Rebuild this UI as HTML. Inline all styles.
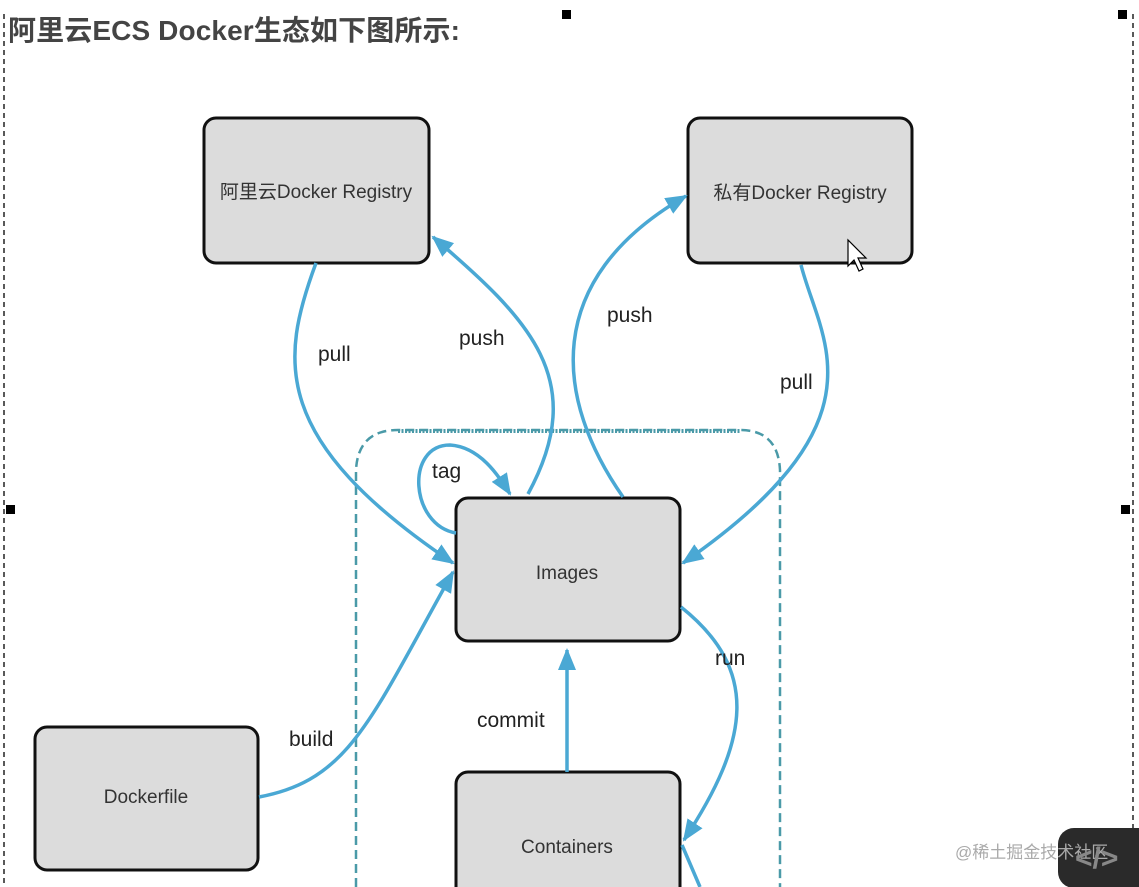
<!DOCTYPE html>
<html><head><meta charset="utf-8"><style>
html,body{margin:0;padding:0;background:#fff;}
svg{display:block;}
</style></head><body>
<svg width="1139" height="887" viewBox="0 0 1139 887" xmlns="http://www.w3.org/2000/svg">
<defs>
<marker id="b" markerWidth="22" markerHeight="22" refX="20" refY="11" orient="auto" markerUnits="userSpaceOnUse">
<path d="M0,2 L22,11 L0,20 Z" fill="#4aa8d4"/></marker>
</defs>
<line x1="4" y1="14" x2="4" y2="887" stroke="#222" stroke-width="1.5" stroke-dasharray="5,4"/>
<line x1="1133" y1="14" x2="1133" y2="830" stroke="#222" stroke-width="1.5" stroke-dasharray="5,4"/>
<rect x="562" y="10" width="9" height="9" fill="#000"/>
<rect x="1118" y="10" width="9" height="9" fill="#000"/>
<rect x="6" y="505" width="9" height="9" fill="#000"/>
<rect x="1121" y="505" width="9" height="9" fill="#000"/>
<text x="8" y="40" font-family="Liberation Sans, Noto Sans CJK SC, sans-serif" font-size="28" font-weight="bold" fill="#444" textLength="452">阿里云ECS Docker生态如下图所示:</text>
<path d="M356,887 L356,470 Q358,430 398,430 L740,430 Q778,430 780,470 L780,887" fill="none" stroke="#4a9aa8" stroke-width="2.5" stroke-dasharray="9,5"/>
<line x1="398" y1="431" x2="740" y2="431" stroke="#4a9aa8" stroke-width="4" stroke-dasharray="2,1.5"/>
<g fill="#dcdcdc" stroke="#111" stroke-width="3">
<rect x="204" y="118" width="225" height="145" rx="12"/>
<rect x="688" y="118" width="224" height="145" rx="12"/>
<rect x="456" y="498" width="224" height="143" rx="12"/>
<rect x="456" y="772" width="224" height="140" rx="12"/>
<rect x="35" y="727" width="223" height="143" rx="12"/>
</g>
<g font-family="Liberation Sans, Noto Sans CJK SC, sans-serif" fill="#333" text-anchor="middle">
<text x="316" y="198" font-size="19">阿里云Docker Registry</text>
<text x="800" y="199" font-size="19">私有Docker Registry</text>
<text x="567" y="579" font-size="19">Images</text>
<text x="567" y="853" font-size="19">Containers</text>
<text x="146" y="803" font-size="19">Dockerfile</text>
</g>
<g fill="none" stroke="#4aa8d4" stroke-width="3.5">
<path d="M316,263 C280,360 270,440 453,563" marker-end="url(#b)"/>
<path d="M528,494 C590,380 530,320 433,237" marker-end="url(#b)"/>
<path d="M623,497 C555,400 540,280 686,196" marker-end="url(#b)"/>
<path d="M801,265 C820,340 890,420 683,563" marker-end="url(#b)"/>
<path d="M456,533 C410,525 405,445 450,445 C480,447 498,475 510,494" marker-end="url(#b)"/>
<path d="M259,797 C350,780 370,720 453,572" marker-end="url(#b)"/>
<path d="M567,772 L567,650" marker-end="url(#b)"/>
<path d="M681,607 C760,670 750,740 684,840" marker-end="url(#b)"/>
<path d="M682,845 L700,887"/>
</g>
<g font-family="Liberation Sans, sans-serif" font-size="21" fill="#222">
<text x="318" y="361">pull</text>
<text x="459" y="345">push</text>
<text x="607" y="322">push</text>
<text x="780" y="389">pull</text>
<text x="432" y="478">tag</text>
<text x="289" y="746">build</text>
<text x="477" y="727">commit</text>
<text x="715" y="665">run</text>
</g>
<path d="M848,240 L848,266 L854,260 L859,271 L863,269 L858,258 L866,258 Z" fill="#fff" stroke="#000" stroke-width="1.2"/>
<rect x="1058" y="828" width="100" height="60" rx="16" fill="#2a2a2a"/>
<text x="955" y="858" font-family="Liberation Sans, Noto Sans CJK SC, sans-serif" font-size="17" fill="#aaa">@稀土掘金技术社区</text>
<text x="1075" y="868" font-family="Liberation Sans, sans-serif" font-size="30" font-weight="bold" fill="#888">&lt;/&gt;</text>
</svg>
</body></html>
______________________________
- **EXERCISE OBJECTIVE**
Copy all the data exactly as written, but skip any picture.

- **REPLY**
Rebuild this UI as HTML. Inline all styles.
<!DOCTYPE html>
<html><head><meta charset="utf-8"><style>
html,body{margin:0;padding:0;background:#fff;}
svg{display:block;}
</style></head><body>
<svg width="1139" height="887" viewBox="0 0 1139 887" xmlns="http://www.w3.org/2000/svg">
<defs>
<marker id="b" markerWidth="22" markerHeight="22" refX="20" refY="11" orient="auto" markerUnits="userSpaceOnUse">
<path d="M0,2 L22,11 L0,20 Z" fill="#4aa8d4"/></marker>
</defs>
<line x1="4" y1="14" x2="4" y2="887" stroke="#222" stroke-width="1.5" stroke-dasharray="5,4"/>
<line x1="1133" y1="14" x2="1133" y2="830" stroke="#222" stroke-width="1.5" stroke-dasharray="5,4"/>
<rect x="562" y="10" width="9" height="9" fill="#000"/>
<rect x="1118" y="10" width="9" height="9" fill="#000"/>
<rect x="6" y="505" width="9" height="9" fill="#000"/>
<rect x="1121" y="505" width="9" height="9" fill="#000"/>
<text x="8" y="40" font-family="Liberation Sans, Noto Sans CJK SC, sans-serif" font-size="28" font-weight="bold" fill="#444" textLength="452">阿里云ECS Docker生态如下图所示:</text>
<path d="M356,887 L356,470 Q358,430 398,430 L740,430 Q778,430 780,470 L780,887" fill="none" stroke="#4a9aa8" stroke-width="2.5" stroke-dasharray="9,5"/>
<line x1="398" y1="431" x2="740" y2="431" stroke="#4a9aa8" stroke-width="4" stroke-dasharray="2,1.5"/>
<g fill="#dcdcdc" stroke="#111" stroke-width="3">
<rect x="204" y="118" width="225" height="145" rx="12"/>
<rect x="688" y="118" width="224" height="145" rx="12"/>
<rect x="456" y="498" width="224" height="143" rx="12"/>
<rect x="456" y="772" width="224" height="140" rx="12"/>
<rect x="35" y="727" width="223" height="143" rx="12"/>
</g>
<g font-family="Liberation Sans, Noto Sans CJK SC, sans-serif" fill="#333" text-anchor="middle">
<text x="316" y="198" font-size="19">阿里云Docker Registry</text>
<text x="800" y="199" font-size="19">私有Docker Registry</text>
<text x="567" y="579" font-size="19">Images</text>
<text x="567" y="853" font-size="19">Containers</text>
<text x="146" y="803" font-size="19">Dockerfile</text>
</g>
<g fill="none" stroke="#4aa8d4" stroke-width="3.5">
<path d="M316,263 C280,360 270,440 453,563" marker-end="url(#b)"/>
<path d="M528,494 C590,380 530,320 433,237" marker-end="url(#b)"/>
<path d="M623,497 C555,400 540,280 686,196" marker-end="url(#b)"/>
<path d="M801,265 C820,340 890,420 683,563" marker-end="url(#b)"/>
<path d="M456,533 C410,525 405,445 450,445 C480,447 498,475 510,494" marker-end="url(#b)"/>
<path d="M259,797 C350,780 370,720 453,572" marker-end="url(#b)"/>
<path d="M567,772 L567,650" marker-end="url(#b)"/>
<path d="M681,607 C760,670 750,740 684,840" marker-end="url(#b)"/>
<path d="M682,845 L700,887"/>
</g>
<g font-family="Liberation Sans, sans-serif" font-size="21" fill="#222">
<text x="318" y="361">pull</text>
<text x="459" y="345">push</text>
<text x="607" y="322">push</text>
<text x="780" y="389">pull</text>
<text x="432" y="478">tag</text>
<text x="289" y="746">build</text>
<text x="477" y="727">commit</text>
<text x="715" y="665">run</text>
</g>
<path d="M848,240 L848,266 L854,260 L859,271 L863,269 L858,258 L866,258 Z" fill="#fff" stroke="#000" stroke-width="1.2"/>
<rect x="1058" y="828" width="100" height="60" rx="16" fill="#2a2a2a"/>
<text x="955" y="858" font-family="Liberation Sans, Noto Sans CJK SC, sans-serif" font-size="17" fill="#aaa">@稀土掘金技术社区</text>
<text x="1075" y="868" font-family="Liberation Sans, sans-serif" font-size="30" font-weight="bold" fill="#888">&lt;/&gt;</text>
</svg>
</body></html>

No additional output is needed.